> [Data entries]:
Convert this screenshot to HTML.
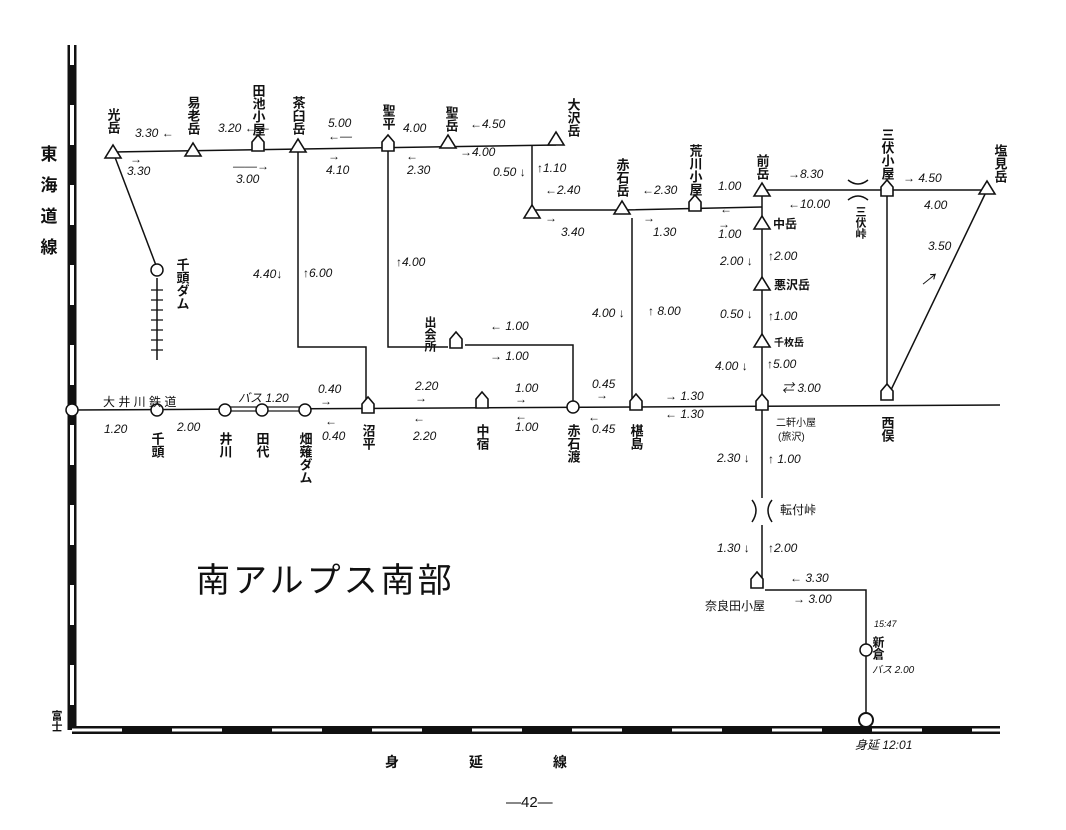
<!DOCTYPE html>
<html><head><meta charset="utf-8"><style>
html,body{margin:0;padding:0;background:#fff}
svg{display:block}
text{font-family:"Liberation Sans","Noto Sans CJK JP",sans-serif;fill:#111}
.n{font-size:12px;font-style:italic}
.v{writing-mode:vertical-rl;font-size:13px;font-weight:bold}
.l{stroke:#111;stroke-width:1.5;fill:none}
</style></head><body>
<svg width="1066" height="830" viewBox="0 0 1066 830" xmlns="http://www.w3.org/2000/svg">
<defs>
<path id="tri" d="M-8,6 L0,-7 L8,6 Z" fill="#fff" stroke="#111" stroke-width="1.6"/>
<path id="hut" d="M-6,8 L-6,-1 L0,-8 L6,-1 L6,8 Z" fill="#fff" stroke="#111" stroke-width="1.6"/>
<circle id="st" r="6" fill="#fff" stroke="#111" stroke-width="1.5"/>
</defs>
<line x1="72" y1="45" x2="72" y2="730" stroke="#111" stroke-width="9"/>
<line x1="72" y1="45" x2="72" y2="730" stroke="#fff" stroke-width="4" stroke-dasharray="40,40" stroke-dashoffset="20"/>
<line x1="72" y1="730" x2="1000" y2="730" stroke="#111" stroke-width="8"/>
<line x1="72" y1="730" x2="1000" y2="730" stroke="#fff" stroke-width="3" stroke-dasharray="50,50"/>
<g class="l">
<path d="M113,152 L556,145"/>
<path d="M532,145 L532,210 L622,210 L762,207"/>
<path d="M762,190 L887,190 L987,190"/>
<path d="M762,190 L762,405"/>
<path d="M887,190 L887,395"/>
<path d="M987,190 L890,392"/>
<path d="M113,152 L157,268"/>
<path d="M298,147 L298,347 L366,347 L366,405"/>
<path d="M388,147 L388,347 L448,347"/>
<path d="M465,345 L573,345 L573,405"/>
<path d="M632,218 L632,400"/>
<path d="M72,410 L1000,405" />
<path d="M762,410 L762,498 M762,525 L762,578"/>
<path d="M765,590 L866,590 L866,718"/>
<path d="M157,278 L157,360"/>
</g>
<g stroke="#111" stroke-width="1.2">
<path d="M151,290h12M151,300h12M151,310h12M151,320h12M151,330h12M151,340h12M151,350h12"/>
</g>
<rect x="225" y="407" width="80" height="4" fill="#fff" stroke="#111" stroke-width="1.2"/>
<path d="M848,180 q10,8 20,0 M848,200 q10,-8 20,0" class="l"/>
<path d="M752,500 q8,10 0,22 M772,500 q-8,10 0,22" class="l"/>
<use href="#tri" x="113" y="152"/><use href="#tri" x="193" y="150"/>
<use href="#hut" x="258" y="143"/><use href="#tri" x="298" y="146"/>
<use href="#hut" x="388" y="143"/><use href="#tri" x="448" y="142"/>
<use href="#tri" x="556" y="139"/><use href="#tri" x="532" y="212"/>
<use href="#tri" x="622" y="208"/><use href="#hut" x="695" y="203"/>
<use href="#tri" x="762" y="190"/><use href="#tri" x="762" y="223"/>
<use href="#tri" x="762" y="284"/><use href="#tri" x="762" y="341"/>
<use href="#hut" x="887" y="188"/><use href="#tri" x="987" y="188"/>
<use href="#st" x="157" y="270"/><use href="#hut" x="456" y="340"/>
<use href="#st" x="72" y="410"/><use href="#st" x="157" y="410"/>
<use href="#st" x="225" y="410"/><use href="#st" x="262" y="410"/><use href="#st" x="305" y="410"/>
<use href="#hut" x="368" y="405"/><use href="#hut" x="482" y="400"/>
<use href="#st" x="573" y="407"/><use href="#hut" x="636" y="402"/>
<use href="#hut" x="762" y="402"/><use href="#hut" x="887" y="392"/>
<use href="#hut" x="757" y="580"/><use href="#st" x="866" y="650"/>
<circle cx="866" cy="720" r="7" fill="#fff" stroke="#111" stroke-width="2"/>
<text class="v" x="47" y="145" style="font-size:17px;letter-spacing:14px">東海道線</text>
<text class="v" x="113" y="108">光岳</text>
<text class="v" x="193" y="96">易老岳</text>
<text class="v" x="258" y="84">田池小屋</text>
<text class="v" x="298" y="96">茶臼岳</text>
<text class="v" x="388" y="104">聖平</text>
<text class="v" x="451" y="106">聖岳</text>
<text class="v" x="573" y="98">大沢岳</text>
<text class="v" x="622" y="158">赤石岳</text>
<text class="v" x="695" y="144">荒川小屋</text>
<text class="v" x="762" y="154">前岳</text>
<text class="v" x="887" y="128">三伏小屋</text>
<text class="v" x="1000" y="144">塩見岳</text>
<text class="v" x="860" y="206" style="font-size:11px">三伏峠</text>
<text class="v" x="182" y="258">千頭ダム</text>
<text class="v" x="430" y="316" style="font-size:12px">出会所</text>
<text class="v" x="157" y="432">千頭</text>
<text class="v" x="225" y="432">井川</text>
<text class="v" x="262" y="432">田代</text>
<text class="v" x="305" y="432">畑薙ダム</text>
<text class="v" x="368" y="424">沼平</text>
<text class="v" x="482" y="424">中宿</text>
<text class="v" x="573" y="424">赤石渡</text>
<text class="v" x="636" y="424">椹島</text>
<text class="v" x="887" y="416">西俣</text>
<text class="v" x="56" y="710" style="font-size:11px">富士</text>
<text class="v" x="878" y="636" style="font-size:12px">新倉</text>
<text x="773" y="228" style="font-size:12px;font-weight:bold">中岳</text>
<text x="774" y="289" style="font-size:12px;font-weight:bold">悪沢岳</text>
<text x="774" y="346" style="font-size:10px;font-weight:bold">千枚岳</text>
<text x="776" y="426" style="font-size:10px">二軒小屋</text>
<text x="778" y="440" style="font-size:10px">(旅沢)</text>
<text x="780" y="514" style="font-size:12px">転付峠</text>
<text x="705" y="610" style="font-size:12px">奈良田小屋</text>
<text x="103" y="406" style="font-size:12px">大 井 川  鉄 道</text>
<text x="238" y="402" class="n">バス 1.20</text>
<text x="196" y="592" style="font-size:34px;letter-spacing:3px">南アルプス南部</text>
<text x="385" y="767" style="font-size:14px;font-weight:bold;letter-spacing:70px">身延線</text>
<text x="506" y="807" style="font-size:15px">—42—</text>
<text x="855" y="749" class="n">身延 12:01</text>
<text x="872" y="673" class="n" style="font-size:10px">バス 2.00</text>
<g class="n">
<text x="135" y="137">3.30 ←</text><text x="130" y="163">→</text><text x="127" y="175">3.30</text>
<text x="218" y="132">3.20 ←—</text><text x="233" y="170">——→</text><text x="236" y="183">3.00</text>
<text x="328" y="127">5.00</text><text x="328" y="140">←—</text><text x="328" y="160">→</text><text x="326" y="174">4.10</text>
<text x="403" y="132">4.00</text><text x="406" y="160">←</text><text x="407" y="174">2.30</text>
<text x="470" y="128">←4.50</text><text x="460" y="156">→4.00</text>
<text x="493" y="176">0.50 ↓</text><text x="537" y="172">↑1.10</text>
<text x="545" y="194">←2.40</text><text x="545" y="222">→</text><text x="561" y="236">3.40</text>
<text x="642" y="194">←2.30</text><text x="643" y="222">→</text><text x="653" y="236">1.30</text>
<text x="718" y="190">1.00</text><text x="720" y="213">←</text><text x="718" y="228">→</text><text x="718" y="238">1.00</text>
<text x="788" y="178">→8.30</text><text x="788" y="208">←10.00</text>
<text x="903" y="182">→ 4.50</text><text x="924" y="209">4.00</text>
<text x="928" y="250">3.50</text><text x="920" y="285" style="font-size:16px">↗</text>
<text x="720" y="265">2.00 ↓</text><text x="768" y="260">↑2.00</text>
<text x="720" y="318">0.50 ↓</text><text x="768" y="320">↑1.00</text>
<text x="715" y="370">4.00 ↓</text><text x="767" y="368">↑5.00</text>
<text x="782" y="392">⇄ 3.00</text>
<text x="253" y="278">4.40↓</text><text x="303" y="277">↑6.00</text>
<text x="396" y="266">↑4.00</text>
<text x="592" y="317">4.00 ↓</text><text x="648" y="315">↑ 8.00</text>
<text x="490" y="330">← 1.00</text><text x="490" y="360">→ 1.00</text>
<text x="318" y="393">0.40</text><text x="320" y="405">→</text><text x="325" y="425">←</text><text x="322" y="440">0.40</text>
<text x="415" y="390">2.20</text><text x="415" y="402">→</text><text x="413" y="422">←</text><text x="413" y="440">2.20</text>
<text x="515" y="392">1.00</text><text x="515" y="403">→</text><text x="515" y="420">←</text><text x="515" y="431">1.00</text>
<text x="592" y="388">0.45</text><text x="596" y="399">→</text><text x="588" y="421">←</text><text x="592" y="433">0.45</text>
<text x="665" y="400">→ 1.30</text><text x="665" y="418">← 1.30</text>
<text x="104" y="433">1.20</text><text x="177" y="431">2.00</text>
<text x="717" y="462">2.30 ↓</text><text x="768" y="463">↑ 1.00</text>
<text x="717" y="552">1.30 ↓</text><text x="768" y="552">↑2.00</text>
<text x="790" y="582">← 3.30</text><text x="793" y="603">→ 3.00</text>
<text x="874" y="627" style="font-size:9px">15:47</text>
</g>
</svg>
</body></html>
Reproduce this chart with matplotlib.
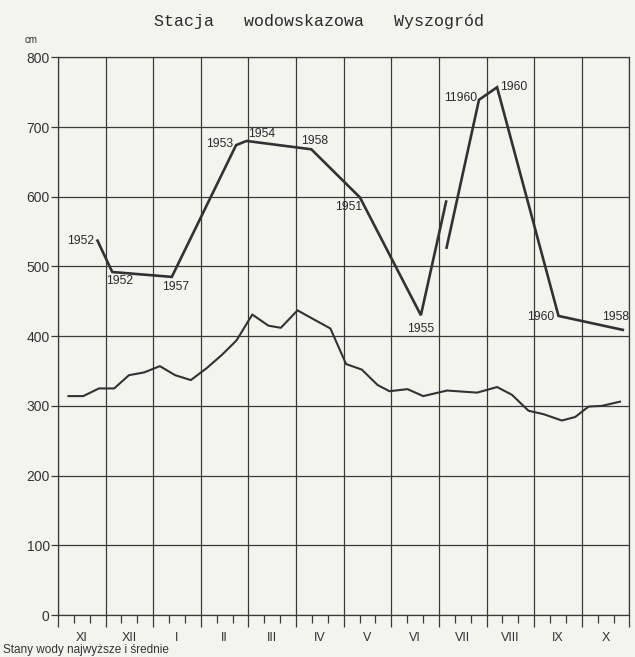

> [TASK BRIEF]: Go through the entries above and pull out each line with "this" in it.

> [EXPECTED OUTPUT]:
Convert this screenshot to HTML.
Reproduce this chart with matplotlib.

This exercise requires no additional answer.